Confined to barracks for the murder of a prisoner of war - a Major General no less? But Americans are immune - because we say we are - from international jurisdiction over war crimes. If an American major general, or major, or private were murdered in the custody of a foreign army, would there not be a massive outcry? Maybe if the victim's name were Jones or Smith, instead of Abed Hamed...
Words like "program" or "tools" and Orwellian euphemisms like "alternative procedures" have their equivalent in the Bush Administration's approach to war, where "targets" (not people) are flattened, and "collateral damage" is inflicted (on civilians whose misfortune is to be Iraqi). Maybe the 60% who condone torture are reassured by the President's use of these terms, or his deeming it "an effective program," like a TV ad for an anti-allergy regimen.
Daddy, Were You In The SS Or The Wehrmacht?
Yesterday's presidential veto - supported, yes, by the Senate's sole torture victim, John McCain - may only provide transitory reassurance to Americans who have been involved in torture.

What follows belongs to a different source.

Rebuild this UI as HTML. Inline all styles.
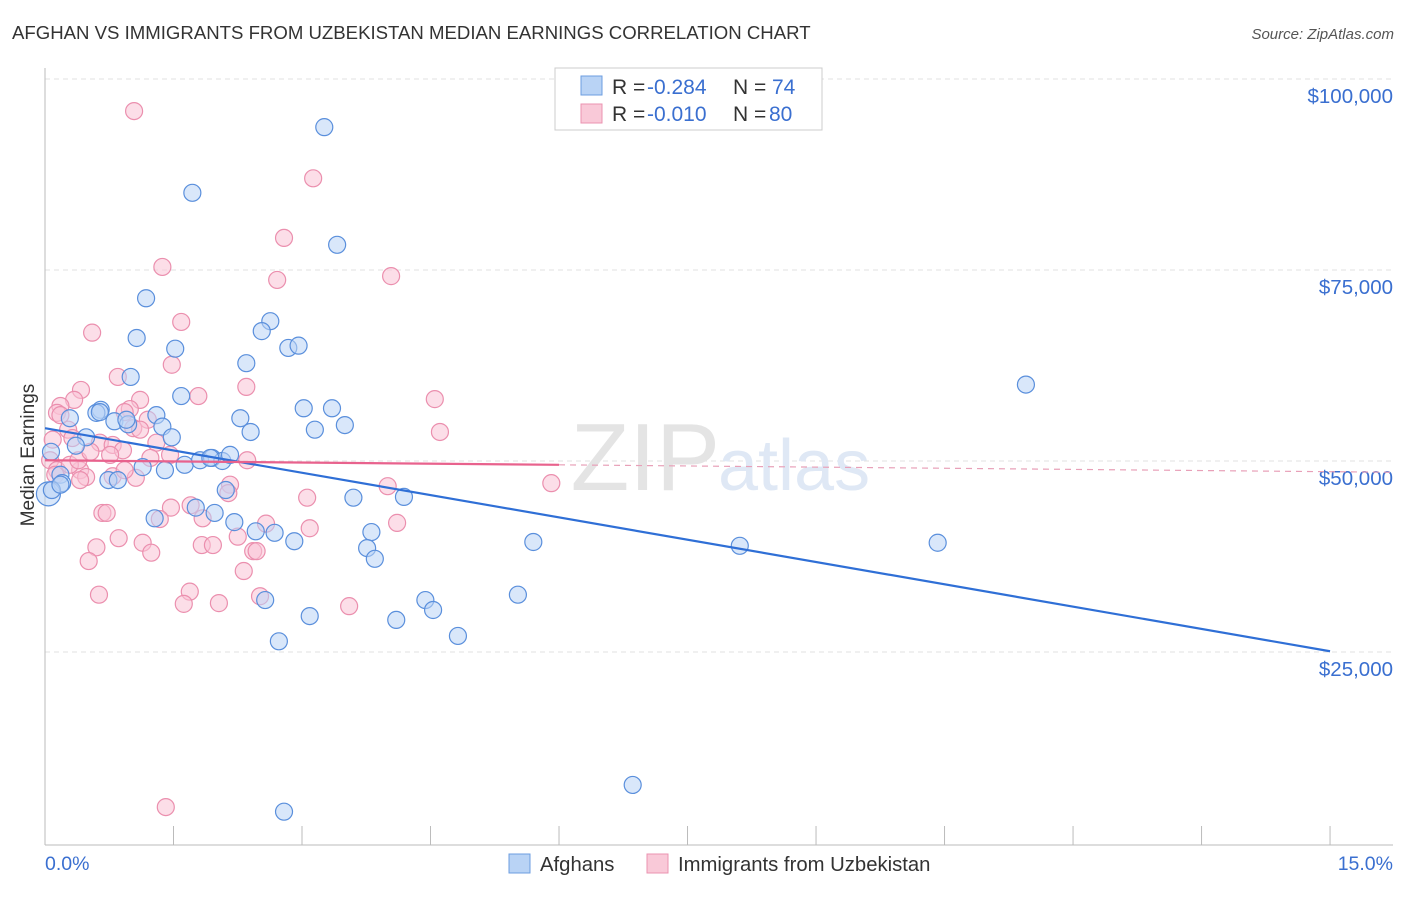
<!DOCTYPE html>
<html><head><meta charset="utf-8">
<style>
body{margin:0;background:#fff;font-family:"Liberation Sans",sans-serif;}
svg text{font-family:"Liberation Sans",sans-serif;}
</style></head>
<body>
<svg id="chart" width="1406" height="892" viewBox="0 0 1406 892">
<text x="12" y="39" font-size="18.6" fill="#333">AFGHAN VS IMMIGRANTS FROM UZBEKISTAN MEDIAN EARNINGS CORRELATION CHART</text>
<text x="1394" y="39" font-size="15" fill="#555" text-anchor="end" font-style="italic">Source: ZipAtlas.com</text>
<g id="grid"></g>
<text x="720" y="490" font-size="96" fill="#e4e4e4" text-anchor="end" font-family="Liberation Serif">ZIP</text>
<text x="718" y="490" font-size="72" fill="#dfe8f5">atlas</text>
<g id="pts"></g>
<g id="lines"></g>
<text x="34" y="455" font-size="19" fill="#333" text-anchor="middle" transform="rotate(-90 34 455)">Median Earnings</text>
<g>
<rect x="555" y="68" width="267" height="62" fill="#fff" stroke="#ccc"/>
<rect x="581" y="76" width="21" height="19" fill="#b9d3f5" stroke="#6c9ee0"/>
<rect x="581" y="104" width="21" height="19" fill="#f9c9d8" stroke="#eb93b0"/>
<text y="94" font-size="21"><tspan x="612" fill="#333">R = </tspan><tspan x="647" fill="#3a6fd0">-0.284</tspan><tspan x="733" fill="#333">N = </tspan><tspan x="772" fill="#3a6fd0">74</tspan></text>
<text y="121" font-size="21"><tspan x="612" fill="#333">R = </tspan><tspan x="647" fill="#3a6fd0">-0.010</tspan><tspan x="733" fill="#333">N = </tspan><tspan x="769" fill="#3a6fd0">80</tspan></text>
</g>
<g>
<rect x="509" y="854" width="21" height="19" fill="#b9d3f5" stroke="#6c9ee0"/>
<text x="540" y="871" font-size="20.3" fill="#333">Afghans</text>
<rect x="647" y="854" width="21" height="19" fill="#f9c9d8" stroke="#eb93b0"/>
<text x="678" y="871" font-size="20.3" fill="#333">Immigrants from Uzbekistan</text>
</g>
</svg>
<script>
const yTicks=[25000,50000,75000,100000];
const yTickLabels=["$25,000","$50,000","$75,000","$100,000"];
const xTickLabels=["0.0%","15.0%"];
const blueX=[3.26,1.72,3.41,1.18,1.07,1.52,2.63,2.53,2.84,2.96,1.00,2.35,1.59,11.45,3.02,3.35,0.65,0.60,0.29,0.81,0.97,1.30,1.37,2.28,2.40,3.50,3.15,1.48,0.48,0.36,0.07,1.14,1.40,1.63,1.81,1.95,2.07,2.16,0.18,0.20,0.74,0.85,0.04,0.08,2.11,1.76,1.28,1.98,2.21,2.68,2.46,2.91,3.60,4.19,3.81,3.76,3.85,5.70,8.11,10.42,5.52,4.44,4.53,2.57,3.09,4.10,4.82,2.73,6.86,2.79,1.93,0.64,0.95,0.18];
const blueY=[93.7,85.1,78.3,71.3,66.1,64.7,68.3,67.0,64.8,65.1,61.0,62.8,58.5,60.0,56.9,56.9,56.7,56.3,55.6,55.2,54.8,56.0,54.5,55.6,53.8,54.7,54.1,53.1,53.1,52.0,51.2,49.2,48.8,49.5,50.1,50.4,50.0,50.8,48.2,47.1,47.5,47.5,45.7,46.2,46.2,43.9,42.5,43.2,42.0,40.6,40.8,39.5,45.2,45.3,40.7,38.6,37.2,39.4,38.9,39.3,32.5,31.8,30.5,31.8,29.7,29.2,27.1,26.4,7.6,4.1,50.4,56.4,55.4,46.9];
const pinkX=[1.04,3.13,2.79,1.37,4.04,2.71,1.59,0.55,1.48,0.85,2.35,0.42,1.79,1.11,0.34,0.18,0.14,4.55,0.99,0.93,1.20,1.03,0.27,4.61,0.32,0.64,0.79,0.91,1.30,0.09,0.06,0.14,0.41,0.48,1.06,0.79,1.23,1.46,2.36,0.29,0.39,5.91,4.00,2.16,2.14,3.06,1.70,1.47,1.34,0.67,0.72,0.86,0.60,1.14,1.24,1.84,2.58,2.25,1.83,1.96,2.43,2.47,3.09,4.11,0.51,2.32,1.69,2.51,0.63,1.62,2.03,3.55,1.41,0.18,0.12,0.93,0.41,0.76,0.53,1.11];
const pinkY=[95.8,87.0,79.2,75.4,74.2,73.7,68.2,66.8,62.6,61.0,59.7,59.3,58.5,58.0,58.0,57.2,56.3,58.1,56.8,56.4,55.4,54.3,54.1,53.8,53.0,52.4,52.1,51.4,52.4,52.8,50.1,48.8,48.8,47.9,47.8,48.0,50.4,50.8,50.1,49.5,50.1,47.1,46.7,46.9,45.8,45.2,44.2,43.9,42.4,43.2,43.2,39.9,38.7,39.3,38.0,42.5,41.8,40.1,39.0,39.0,38.2,38.2,41.2,41.9,36.9,35.6,32.9,32.3,32.5,31.3,31.4,31.0,4.7,56.0,48.2,48.8,47.5,50.8,51.2,54.1];
const blueTrend=[54.3,25.1];
const pinkTrend=[50.1,48.6];

const NS="http://www.w3.org/2000/svg";
const xs=p=>45+p*85.67;
const ys=v=>843-v/25000*191;
function mk(tag,attrs,parent){const e=document.createElementNS(NS,tag);for(const k in attrs)e.setAttribute(k,attrs[k]);parent.appendChild(e);return e;}
const grid=document.getElementById('grid');
yTicks.forEach((t,i)=>{
 const l=mk('line',{x1:45,x2:1393,y1:ys(t),y2:ys(t),stroke:'#e2e2e2','stroke-dasharray':'5,4'},grid);
 
 
 const tx=mk('text',{x:1393,y:ys(t)+24,'font-size':20.5,fill:'#3a6fd0','text-anchor':'end'},grid);
 tx.textContent=yTickLabels[i];
 
 
});
const ax=mk('line',{x1:45,x2:45,y1:68,y2:845,stroke:'#bbb'},grid);


const bx=mk('line',{x1:45,x2:1393,y1:845,y2:845,stroke:'#bbb'},grid);


for(let i=0;i<=10;i++){
 const t=mk('line',{x1:xs(i*1.5),x2:xs(i*1.5),y1:826,y2:845,stroke:'#bbb'},grid);
 
 
}
[[45,'start'],[1393,'end']].forEach((p,i)=>{
 const t=mk('text',{x:p[0],y:870,'font-size':19.5,fill:'#3a6fd0','text-anchor':p[1]},grid);
 t.textContent=xTickLabels[i];
 
 
});
const pts=document.getElementById('pts');
function drawPts(X,Y,fill,stroke,name){
 X.forEach((x,i)=>{
  const r=(i===42&&name==='afghan-point')?12:8.5;
  const c=mk('circle',{cx:xs(x),cy:ys(Y[i]*1000),r:r,fill:fill,'fill-opacity':0.55,stroke:stroke,'stroke-width':1.2},pts);
  
  
 });
}
drawPts(pinkX,pinkY,'#f9c3d5','#eb8fae','uzbekistan-point');
drawPts(blueX,blueY,'#b9d3f5','#5a8fdc','afghan-point');
const lines=document.getElementById('lines');
const py=p=>ys((pinkTrend[0]+(pinkTrend[1]-pinkTrend[0])*p/15)*1000);
const bl=mk('line',{x1:xs(0),y1:ys(blueTrend[0]*1000),x2:xs(15),y2:ys(blueTrend[1]*1000),stroke:'#2f6fd6','stroke-width':2.2},lines);


const pl=mk('line',{x1:xs(0),y1:py(0),x2:xs(6),y2:py(6),stroke:'#e8628d','stroke-width':2.2},lines);


const pd=mk('line',{x1:xs(6),y1:py(6),x2:1393,y2:py(15.73),stroke:'#e8a0b8','stroke-width':1.2,'stroke-dasharray':'6,5'},lines);


</script>
</body></html>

See "Central Intelligence Anxiety" by Laura Rozen in the same issue of MJ:
[A] division emerged between what a former senior Agency official described to me as the "SS crowd" and the "Wehrmacht crowd," the "hard edged" and the "smarter and better informed." He said, "People managed not to take assignments. There were senior people who would not go to meetings if they thought that extraordinary rendition or enhanced interrogation techniques were going to be discussed."
When CIA people start dividing themselves into "SS" and "Wehrmacht" camps and voting with their feet, you know things are going to come to a head, probably starting circa January 21, 2009.
Senators Clinton and Obama, according to the San Francisco Chronicle, were "absent from the vote but have said they support the vetoed bill. Neither has made it a campaign issue, however, and neither commented on Bush's veto." So here's their chance to stake out a common Democratic candidate position, in contrast to McCain: if they indeed support the vetoed bill, they should - jointly or separately - pledge to sign it when they enter the White House.
If George W. Bush wants Waterboard to be his middle name, that's his personal legacy issue. As an American citizen, I do not want my country to be branded "Torturers R' Us" - and I would appreciate Madam Experience and Mister Change deigning to vote for a future version of this bill. Unless either of them are President, in which case they should simply sign it, and start turning the page on this sorry chapter of American history.